Here is how the European Union Human Capital Council sees the matter:

«Accessible, clear, targeted, and relevant skills intelligence is essential for effective and future-oriented education and training policies. Nevertheless, skills intelligence in the EU remains fragmented, and forecasts of future demand for particular professions generally differ significantly, which hampers informed decision-making».

It is evident that, amid such confusion in forecasts, it is difficult to create an optimal structure for university admissions. Nevertheless, the first point of the Council’s recommendations presents an exhaustive list of strategically important industrial sectors for which personnel must be trained urgently:

«digital and clean technologies, the circular economy and industrial decarbonization, healthcare and biotechnology, agriculture and fisheries-aquaculture, the bioeconomy, the defense industry, and space».

Mario Draghi, the former President of the European Central Bank, likely understands that the "green agenda" is doomed, but for reasons of political correctness, he prefers not to speak of it directly. He has found a convenient compromise: he proposed, in a manner already customary for the EU and the USA, to "douse the fire" with money. In a report on the competitiveness of the EU economy, Draghi writes of the need to invest 800 billion euros per year in an abstract increase in labor productivity.

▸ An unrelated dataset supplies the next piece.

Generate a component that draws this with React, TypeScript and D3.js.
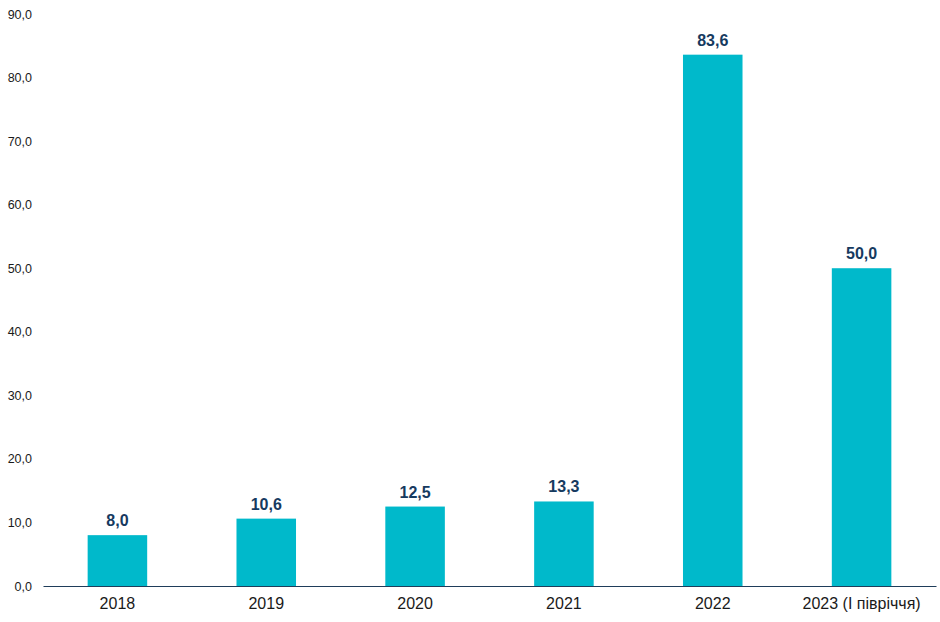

«This is absurdly large—even the investments under the Marshall Plan for post-war European recovery did not exceed 2% of GDP, whereas Draghi is proposing nearly twice as much,” writes Politico.

The European Union Human Capital Council has forecast that problems in education could lead to a reduction in “long-term multifactor productivity growth by approximately 3%.” In its view, the situation can once again be remedied through large-scale public investment in workforce training. At the same time, the Council hedges its position by noting that the quality of the mechanisms for evaluating the effectiveness of such investments leaves much to be desired.

The average European citizen is left only to “lick his lips” at the sight of the staggering levels of funding allocated to dubious megaprojects, while sighing over rising gasoline prices.

To sum up: every month, up to ten major enterprises shut down in the EU, mainly in Germany, Spain, France, and the Czech Republic—that is, in the most industrially developed countries. This objective market process is accompanied by an imitation of vigorous activity under the banner of the energy transition. The gap between reality and the self-hypnosis of the European bureaucracy is becoming increasingly obvious. Nevertheless, politicians stubbornly pull the youth toward engineering specialties for the ephemeral needs of the "green agenda"—and are surprised that this empty agitation is ignored.